Wer viel arbeitet und sich dabei wenig bewegt, braucht Sport als Ausgleich. Regelmäßige Bewegung verbessert das Wohlbefinden und die eigene Leistungsfähigkeit deutlich. Und gerade nach einem sehr stressigen Tag kann Sport als belebendes Ausgleichsventil fungieren. Durch die Bewegung wird Stress abgebaut. Ausgeschüttete Glückhormone sorgen dafür, dass am nächsten Tag mit frischer Energie neue Herausforderungen angegangen werden können. Eine gesunde und bewusste Ernährung kann ebenfalls dazu beitragen, effektive Rahmenbedingungen für eine wirksame Work-Life-Balance herbeizuführen.  
 

Zusammenfassung zur Wichtigkeit der Work-Life-Balance für Selbstständige

  • Trotz eines hohen Arbeitspensums jenseits der 40-Stunden-Marke sind Selbstständige mehrheitlich der Ansicht, Beruf und Privates besser als Angestellte vereinen zu können

  • Lang anhaltender Stress kann ohne wirksame Ausgleichsfaktoren dauerhaft zu einem Gesundheitsproblem werden.
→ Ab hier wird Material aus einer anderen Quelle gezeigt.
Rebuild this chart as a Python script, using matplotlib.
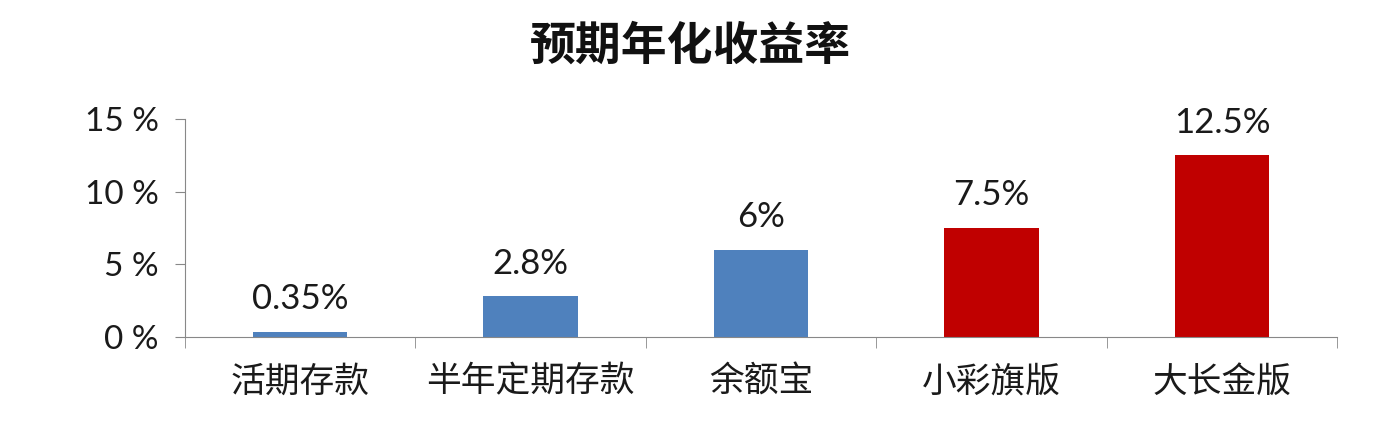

Für eine hohe Produktivität sollten Selbstständige daher auf eine individuell ausgearbeitete Work-Life-Balance setzen

  • Urlaub sollte für Selbstständige eine zentrale Rolle mit Blick auf die Work-Life-Balance spielen. Wissenschaftlicher wollen herausgefunden haben, dass 8 Tage die ‚erholsamste Urlaubslänge‘ darstellen

  • Eine individuell abgestimmte Work-Life-Balance darf niemals nur auf dem Papier stehen. Sie muss aktiv gelebt werden, damit Gesundheit und Motivation positiv beeinflusst werden können

  • In diesem Beitrag wurden praxiserprobte Tipps skizziert, um im Arbeitsalltag für einen bewussten Ausgleich zur fordernden Tätigkeit zu sorgen.